> WHAT TO WORK ON:
Start with the line that contains "Convert this chart to matplotlib code." and end with the line that contains "10, 6, 4, 2]"; retype those lines and the ones between them exactly, without any pictures.

___ GIVEN DATA

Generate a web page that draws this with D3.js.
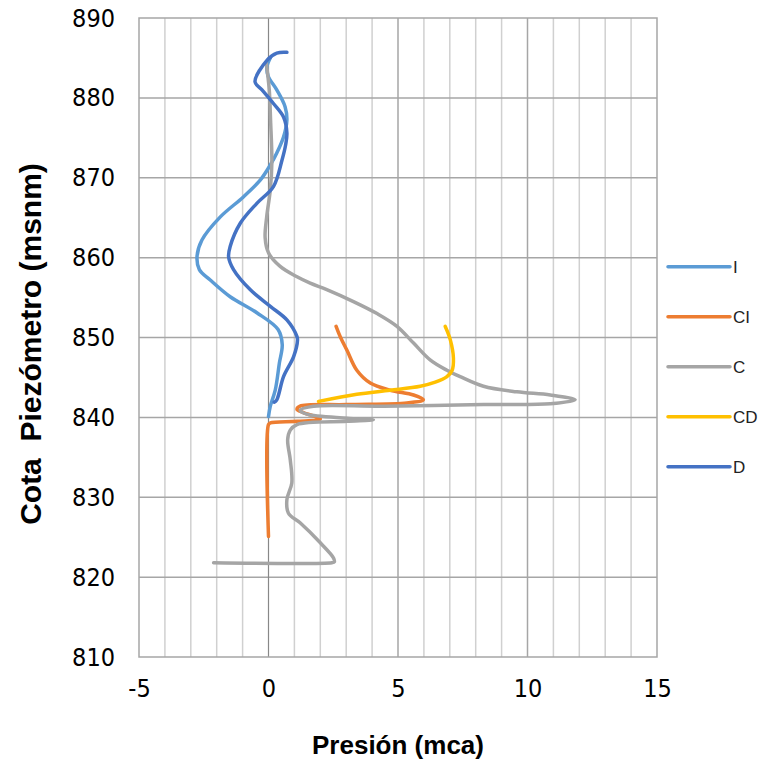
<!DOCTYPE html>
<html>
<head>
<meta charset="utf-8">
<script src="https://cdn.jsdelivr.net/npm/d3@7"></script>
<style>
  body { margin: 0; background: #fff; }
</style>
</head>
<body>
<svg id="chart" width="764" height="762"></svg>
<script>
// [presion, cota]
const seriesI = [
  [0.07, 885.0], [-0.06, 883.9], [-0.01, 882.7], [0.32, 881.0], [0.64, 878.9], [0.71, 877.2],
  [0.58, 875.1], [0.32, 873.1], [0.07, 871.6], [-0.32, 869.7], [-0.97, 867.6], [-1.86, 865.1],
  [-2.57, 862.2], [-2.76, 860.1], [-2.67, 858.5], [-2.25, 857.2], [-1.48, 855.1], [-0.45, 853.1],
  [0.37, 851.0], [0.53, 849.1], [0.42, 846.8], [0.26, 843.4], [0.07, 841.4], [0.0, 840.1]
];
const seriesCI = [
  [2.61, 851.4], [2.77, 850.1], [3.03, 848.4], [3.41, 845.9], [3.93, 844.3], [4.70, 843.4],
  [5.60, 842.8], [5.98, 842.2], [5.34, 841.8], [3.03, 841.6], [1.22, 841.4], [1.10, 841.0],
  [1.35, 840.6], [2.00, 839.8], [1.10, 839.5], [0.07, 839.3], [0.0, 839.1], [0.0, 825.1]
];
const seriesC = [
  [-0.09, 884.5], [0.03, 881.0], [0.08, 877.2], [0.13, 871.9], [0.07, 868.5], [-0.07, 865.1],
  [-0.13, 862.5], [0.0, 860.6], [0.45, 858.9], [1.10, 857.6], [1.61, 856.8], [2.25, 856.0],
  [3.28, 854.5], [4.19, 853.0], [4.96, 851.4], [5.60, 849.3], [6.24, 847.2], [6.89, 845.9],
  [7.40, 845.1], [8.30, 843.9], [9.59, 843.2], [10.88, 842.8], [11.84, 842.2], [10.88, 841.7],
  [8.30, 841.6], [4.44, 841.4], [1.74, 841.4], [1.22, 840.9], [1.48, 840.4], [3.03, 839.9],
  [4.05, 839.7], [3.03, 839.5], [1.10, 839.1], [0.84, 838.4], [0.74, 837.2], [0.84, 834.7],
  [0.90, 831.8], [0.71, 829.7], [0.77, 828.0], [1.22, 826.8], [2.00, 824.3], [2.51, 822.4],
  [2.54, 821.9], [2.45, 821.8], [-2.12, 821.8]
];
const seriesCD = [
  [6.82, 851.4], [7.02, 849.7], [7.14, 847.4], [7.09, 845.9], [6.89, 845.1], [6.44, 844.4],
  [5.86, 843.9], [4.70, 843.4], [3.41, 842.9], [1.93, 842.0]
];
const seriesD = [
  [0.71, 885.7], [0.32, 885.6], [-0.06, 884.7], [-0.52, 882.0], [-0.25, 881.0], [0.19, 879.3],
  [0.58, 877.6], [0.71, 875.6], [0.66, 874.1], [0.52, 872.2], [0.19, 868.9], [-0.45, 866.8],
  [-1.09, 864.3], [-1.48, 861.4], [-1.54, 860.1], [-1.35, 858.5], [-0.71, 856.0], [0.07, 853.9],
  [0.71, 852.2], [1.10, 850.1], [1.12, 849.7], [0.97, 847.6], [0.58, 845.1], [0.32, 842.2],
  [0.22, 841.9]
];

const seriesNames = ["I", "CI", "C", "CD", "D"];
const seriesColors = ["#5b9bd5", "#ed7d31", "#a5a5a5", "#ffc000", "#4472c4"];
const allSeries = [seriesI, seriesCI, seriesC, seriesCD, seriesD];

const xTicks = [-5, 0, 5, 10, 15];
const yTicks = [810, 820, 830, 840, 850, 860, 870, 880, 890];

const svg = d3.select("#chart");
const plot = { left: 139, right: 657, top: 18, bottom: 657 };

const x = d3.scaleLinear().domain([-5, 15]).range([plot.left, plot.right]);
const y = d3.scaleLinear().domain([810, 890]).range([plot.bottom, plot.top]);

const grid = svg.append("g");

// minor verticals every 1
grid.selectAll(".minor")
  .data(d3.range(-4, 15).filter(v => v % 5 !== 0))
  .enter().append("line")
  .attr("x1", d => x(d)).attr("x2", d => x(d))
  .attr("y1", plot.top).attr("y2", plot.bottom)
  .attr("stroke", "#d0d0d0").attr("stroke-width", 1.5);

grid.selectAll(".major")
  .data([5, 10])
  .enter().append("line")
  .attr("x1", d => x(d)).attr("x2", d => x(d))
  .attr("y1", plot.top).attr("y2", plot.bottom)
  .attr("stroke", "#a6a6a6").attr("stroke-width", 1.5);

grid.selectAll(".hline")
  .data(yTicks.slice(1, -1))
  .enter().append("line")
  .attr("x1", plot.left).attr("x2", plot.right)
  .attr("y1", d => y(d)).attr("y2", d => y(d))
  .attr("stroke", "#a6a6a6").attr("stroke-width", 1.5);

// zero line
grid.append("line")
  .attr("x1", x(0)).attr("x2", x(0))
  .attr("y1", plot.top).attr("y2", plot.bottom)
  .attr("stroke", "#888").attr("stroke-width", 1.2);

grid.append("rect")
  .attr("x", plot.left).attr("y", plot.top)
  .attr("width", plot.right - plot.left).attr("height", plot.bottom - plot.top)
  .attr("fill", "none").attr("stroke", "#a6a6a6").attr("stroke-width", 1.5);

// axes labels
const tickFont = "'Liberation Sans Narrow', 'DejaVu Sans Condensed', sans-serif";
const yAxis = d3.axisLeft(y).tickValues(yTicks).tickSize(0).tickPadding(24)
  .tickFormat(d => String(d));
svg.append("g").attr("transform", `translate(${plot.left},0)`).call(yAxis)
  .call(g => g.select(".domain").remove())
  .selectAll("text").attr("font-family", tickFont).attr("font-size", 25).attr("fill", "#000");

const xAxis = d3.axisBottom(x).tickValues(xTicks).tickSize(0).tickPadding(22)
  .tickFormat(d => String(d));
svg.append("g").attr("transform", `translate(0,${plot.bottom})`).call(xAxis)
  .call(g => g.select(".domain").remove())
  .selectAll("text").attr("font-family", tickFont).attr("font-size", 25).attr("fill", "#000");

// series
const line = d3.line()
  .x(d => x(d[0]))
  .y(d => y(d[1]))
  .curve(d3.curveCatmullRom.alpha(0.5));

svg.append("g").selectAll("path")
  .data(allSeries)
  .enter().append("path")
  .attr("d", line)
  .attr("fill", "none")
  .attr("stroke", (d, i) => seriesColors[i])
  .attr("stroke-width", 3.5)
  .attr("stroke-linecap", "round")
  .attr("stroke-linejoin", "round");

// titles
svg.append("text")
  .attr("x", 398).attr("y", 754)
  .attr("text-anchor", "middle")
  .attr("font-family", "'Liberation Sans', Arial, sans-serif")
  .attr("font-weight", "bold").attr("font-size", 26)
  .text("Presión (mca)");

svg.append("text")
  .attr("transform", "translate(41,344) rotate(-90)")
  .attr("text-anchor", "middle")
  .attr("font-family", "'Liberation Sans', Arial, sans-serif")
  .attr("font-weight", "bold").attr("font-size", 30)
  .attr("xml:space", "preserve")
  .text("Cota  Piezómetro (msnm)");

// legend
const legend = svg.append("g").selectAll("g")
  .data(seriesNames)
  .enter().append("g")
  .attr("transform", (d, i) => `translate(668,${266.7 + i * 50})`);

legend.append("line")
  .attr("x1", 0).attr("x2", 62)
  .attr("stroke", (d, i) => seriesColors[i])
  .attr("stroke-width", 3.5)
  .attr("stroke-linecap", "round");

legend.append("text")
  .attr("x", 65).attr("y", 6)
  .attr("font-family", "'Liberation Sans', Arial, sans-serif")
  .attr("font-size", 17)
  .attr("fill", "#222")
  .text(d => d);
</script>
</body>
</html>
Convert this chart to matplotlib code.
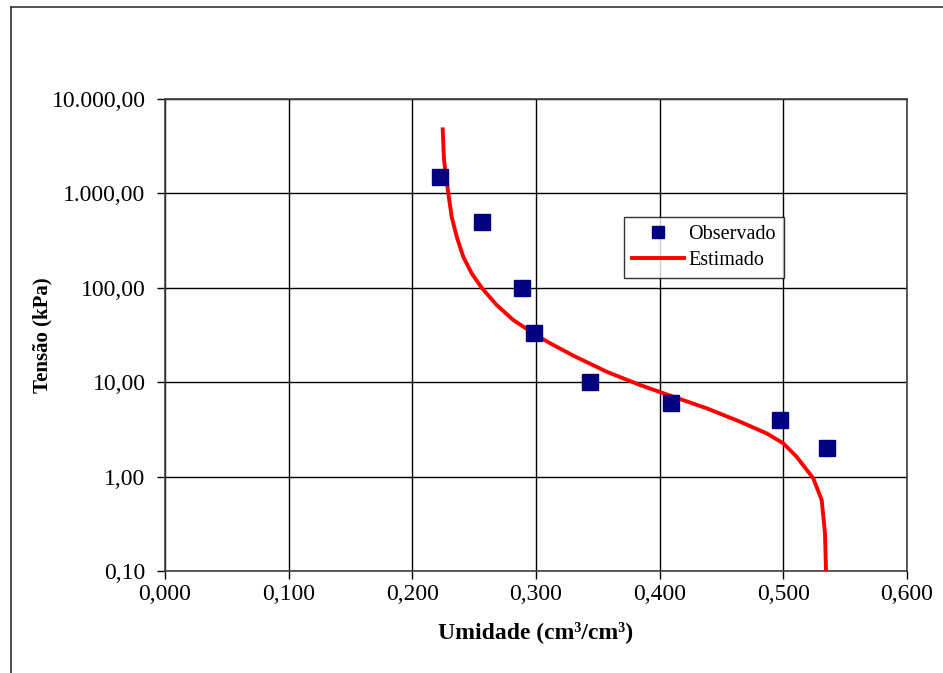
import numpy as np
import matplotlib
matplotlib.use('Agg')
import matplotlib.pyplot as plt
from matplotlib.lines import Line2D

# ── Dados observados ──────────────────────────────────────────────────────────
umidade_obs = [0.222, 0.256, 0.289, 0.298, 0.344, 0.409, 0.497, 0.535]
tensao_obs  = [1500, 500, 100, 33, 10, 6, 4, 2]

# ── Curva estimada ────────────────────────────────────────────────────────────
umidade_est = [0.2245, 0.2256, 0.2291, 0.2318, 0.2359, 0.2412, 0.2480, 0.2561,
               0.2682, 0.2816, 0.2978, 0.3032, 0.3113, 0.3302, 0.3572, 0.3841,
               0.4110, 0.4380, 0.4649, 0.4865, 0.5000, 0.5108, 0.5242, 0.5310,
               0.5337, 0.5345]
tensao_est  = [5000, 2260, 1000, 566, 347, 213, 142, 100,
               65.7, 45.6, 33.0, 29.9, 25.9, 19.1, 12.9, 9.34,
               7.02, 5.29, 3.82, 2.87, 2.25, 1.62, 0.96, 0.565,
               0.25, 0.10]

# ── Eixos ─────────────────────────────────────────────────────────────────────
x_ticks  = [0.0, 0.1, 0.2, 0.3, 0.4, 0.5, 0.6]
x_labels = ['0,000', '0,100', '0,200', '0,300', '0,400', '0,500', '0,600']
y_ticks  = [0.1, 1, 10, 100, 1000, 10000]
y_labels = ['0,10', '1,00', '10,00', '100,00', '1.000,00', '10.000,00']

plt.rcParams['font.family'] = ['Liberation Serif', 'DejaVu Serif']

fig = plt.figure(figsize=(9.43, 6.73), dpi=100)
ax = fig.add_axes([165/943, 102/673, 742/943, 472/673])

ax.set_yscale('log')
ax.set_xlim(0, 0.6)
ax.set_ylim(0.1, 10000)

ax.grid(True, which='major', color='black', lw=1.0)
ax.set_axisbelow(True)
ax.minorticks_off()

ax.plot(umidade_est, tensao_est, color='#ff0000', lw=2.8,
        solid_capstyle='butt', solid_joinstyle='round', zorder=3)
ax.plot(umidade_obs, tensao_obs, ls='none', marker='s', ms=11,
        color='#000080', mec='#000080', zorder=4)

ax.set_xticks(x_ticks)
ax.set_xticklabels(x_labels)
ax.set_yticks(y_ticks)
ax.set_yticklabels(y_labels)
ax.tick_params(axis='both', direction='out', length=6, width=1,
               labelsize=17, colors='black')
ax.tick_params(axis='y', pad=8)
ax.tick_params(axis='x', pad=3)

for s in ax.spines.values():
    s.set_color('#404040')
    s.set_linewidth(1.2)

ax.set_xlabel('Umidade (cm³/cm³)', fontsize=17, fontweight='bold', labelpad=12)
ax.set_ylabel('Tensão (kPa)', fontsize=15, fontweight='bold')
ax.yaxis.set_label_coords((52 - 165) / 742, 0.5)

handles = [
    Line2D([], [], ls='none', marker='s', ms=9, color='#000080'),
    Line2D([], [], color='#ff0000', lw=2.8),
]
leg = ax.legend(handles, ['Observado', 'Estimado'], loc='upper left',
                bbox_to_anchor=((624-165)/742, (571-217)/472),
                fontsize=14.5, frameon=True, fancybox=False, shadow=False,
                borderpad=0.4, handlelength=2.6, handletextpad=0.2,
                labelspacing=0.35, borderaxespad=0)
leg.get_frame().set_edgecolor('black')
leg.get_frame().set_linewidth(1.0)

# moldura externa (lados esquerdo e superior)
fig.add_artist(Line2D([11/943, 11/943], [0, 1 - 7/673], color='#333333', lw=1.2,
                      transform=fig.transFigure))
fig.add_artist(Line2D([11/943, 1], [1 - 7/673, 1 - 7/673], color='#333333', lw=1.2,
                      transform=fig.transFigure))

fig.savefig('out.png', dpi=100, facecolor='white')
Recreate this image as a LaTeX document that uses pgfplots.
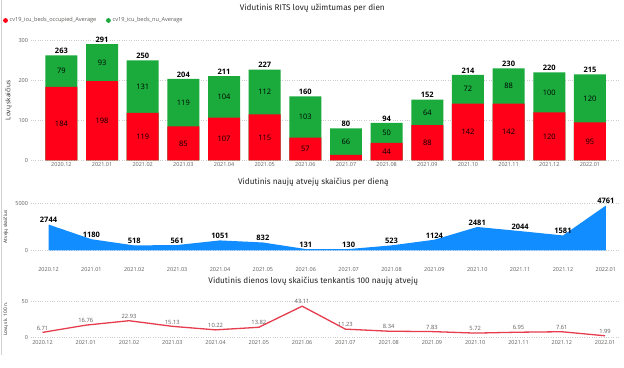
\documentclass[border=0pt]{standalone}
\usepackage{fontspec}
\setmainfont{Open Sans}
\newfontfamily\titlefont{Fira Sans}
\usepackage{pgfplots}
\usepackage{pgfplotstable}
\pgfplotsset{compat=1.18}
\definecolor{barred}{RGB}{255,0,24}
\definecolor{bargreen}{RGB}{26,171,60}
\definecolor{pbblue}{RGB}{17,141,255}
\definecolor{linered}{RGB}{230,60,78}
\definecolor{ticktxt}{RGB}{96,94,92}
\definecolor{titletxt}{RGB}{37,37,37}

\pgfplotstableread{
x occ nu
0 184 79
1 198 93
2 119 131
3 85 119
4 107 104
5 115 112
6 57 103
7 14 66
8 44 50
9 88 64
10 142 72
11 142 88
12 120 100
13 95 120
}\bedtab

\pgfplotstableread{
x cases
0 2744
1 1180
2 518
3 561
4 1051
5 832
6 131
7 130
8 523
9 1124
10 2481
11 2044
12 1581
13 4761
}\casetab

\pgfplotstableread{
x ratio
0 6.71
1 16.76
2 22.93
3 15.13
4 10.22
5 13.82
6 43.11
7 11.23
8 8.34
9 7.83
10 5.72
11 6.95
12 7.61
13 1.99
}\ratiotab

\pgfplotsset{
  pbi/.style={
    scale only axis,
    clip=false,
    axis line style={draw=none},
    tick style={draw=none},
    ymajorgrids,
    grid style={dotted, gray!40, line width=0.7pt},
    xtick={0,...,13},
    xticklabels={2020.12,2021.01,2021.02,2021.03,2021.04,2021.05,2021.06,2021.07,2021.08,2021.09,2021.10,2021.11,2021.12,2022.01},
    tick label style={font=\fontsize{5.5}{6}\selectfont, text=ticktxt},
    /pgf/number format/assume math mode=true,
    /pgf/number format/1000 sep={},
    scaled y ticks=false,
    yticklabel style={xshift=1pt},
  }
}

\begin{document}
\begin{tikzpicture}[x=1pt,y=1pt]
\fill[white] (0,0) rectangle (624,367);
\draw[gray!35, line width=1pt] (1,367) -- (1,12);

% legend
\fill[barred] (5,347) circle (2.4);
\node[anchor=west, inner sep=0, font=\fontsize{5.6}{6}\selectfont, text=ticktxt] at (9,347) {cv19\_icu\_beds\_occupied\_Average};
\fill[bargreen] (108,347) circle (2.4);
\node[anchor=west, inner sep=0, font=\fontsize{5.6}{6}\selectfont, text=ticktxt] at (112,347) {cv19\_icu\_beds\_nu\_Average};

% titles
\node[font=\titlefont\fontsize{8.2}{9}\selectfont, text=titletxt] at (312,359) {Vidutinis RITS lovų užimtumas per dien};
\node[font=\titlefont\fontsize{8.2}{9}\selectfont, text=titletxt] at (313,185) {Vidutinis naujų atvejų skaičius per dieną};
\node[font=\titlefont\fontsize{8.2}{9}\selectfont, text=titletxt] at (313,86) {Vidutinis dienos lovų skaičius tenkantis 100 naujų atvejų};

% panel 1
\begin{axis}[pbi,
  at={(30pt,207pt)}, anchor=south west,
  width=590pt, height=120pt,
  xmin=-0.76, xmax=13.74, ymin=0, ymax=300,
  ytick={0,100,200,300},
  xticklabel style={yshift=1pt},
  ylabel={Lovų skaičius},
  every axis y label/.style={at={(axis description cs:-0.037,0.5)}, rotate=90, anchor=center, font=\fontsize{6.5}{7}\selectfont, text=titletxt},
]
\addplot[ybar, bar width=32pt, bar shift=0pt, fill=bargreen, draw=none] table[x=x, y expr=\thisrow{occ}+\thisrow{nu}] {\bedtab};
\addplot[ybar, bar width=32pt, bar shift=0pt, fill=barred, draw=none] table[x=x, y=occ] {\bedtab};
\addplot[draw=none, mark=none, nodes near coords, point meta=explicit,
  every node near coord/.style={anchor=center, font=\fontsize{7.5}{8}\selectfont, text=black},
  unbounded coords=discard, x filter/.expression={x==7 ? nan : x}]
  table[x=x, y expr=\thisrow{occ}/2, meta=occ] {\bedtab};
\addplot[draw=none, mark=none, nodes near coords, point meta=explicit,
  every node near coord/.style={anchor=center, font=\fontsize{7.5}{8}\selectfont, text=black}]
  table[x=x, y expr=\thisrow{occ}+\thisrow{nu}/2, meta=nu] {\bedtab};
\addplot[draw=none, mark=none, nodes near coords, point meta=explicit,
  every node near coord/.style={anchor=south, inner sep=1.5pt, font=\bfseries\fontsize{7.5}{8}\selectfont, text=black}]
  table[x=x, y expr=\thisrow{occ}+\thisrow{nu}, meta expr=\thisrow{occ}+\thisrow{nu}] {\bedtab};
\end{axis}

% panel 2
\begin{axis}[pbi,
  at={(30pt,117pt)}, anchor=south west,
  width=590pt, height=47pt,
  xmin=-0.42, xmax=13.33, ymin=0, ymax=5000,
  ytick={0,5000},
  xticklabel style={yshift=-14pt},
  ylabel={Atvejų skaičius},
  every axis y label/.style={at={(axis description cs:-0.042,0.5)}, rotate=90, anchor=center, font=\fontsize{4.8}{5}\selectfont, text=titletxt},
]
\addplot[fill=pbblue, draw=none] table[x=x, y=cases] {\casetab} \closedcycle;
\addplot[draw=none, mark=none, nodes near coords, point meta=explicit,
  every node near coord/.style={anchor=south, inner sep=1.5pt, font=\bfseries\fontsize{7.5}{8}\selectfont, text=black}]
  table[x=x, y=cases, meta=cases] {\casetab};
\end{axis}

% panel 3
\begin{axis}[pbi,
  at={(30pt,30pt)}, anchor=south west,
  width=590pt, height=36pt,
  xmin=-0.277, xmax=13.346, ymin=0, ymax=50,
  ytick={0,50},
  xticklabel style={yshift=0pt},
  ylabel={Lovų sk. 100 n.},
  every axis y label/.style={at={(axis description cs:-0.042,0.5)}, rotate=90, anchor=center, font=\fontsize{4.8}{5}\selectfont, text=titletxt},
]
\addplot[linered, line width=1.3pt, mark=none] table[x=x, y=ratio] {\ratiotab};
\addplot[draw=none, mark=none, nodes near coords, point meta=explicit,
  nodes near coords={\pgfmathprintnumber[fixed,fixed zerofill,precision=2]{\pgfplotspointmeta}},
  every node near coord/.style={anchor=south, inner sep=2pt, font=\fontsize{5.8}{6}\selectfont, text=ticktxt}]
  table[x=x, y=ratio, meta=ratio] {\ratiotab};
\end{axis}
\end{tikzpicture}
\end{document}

______

> TASK ANSWER:
Convert this chart to matplotlib code.
import numpy as np
import matplotlib
matplotlib.use('Agg')
import matplotlib.pyplot as plt
from matplotlib.lines import Line2D

# ── Dados observados ──────────────────────────────────────────────────────────
umidade_obs = [0.222, 0.256, 0.289, 0.298, 0.344, 0.409, 0.497, 0.535]
tensao_obs  = [1500, 500, 100, 33, 10, 6, 4, 2]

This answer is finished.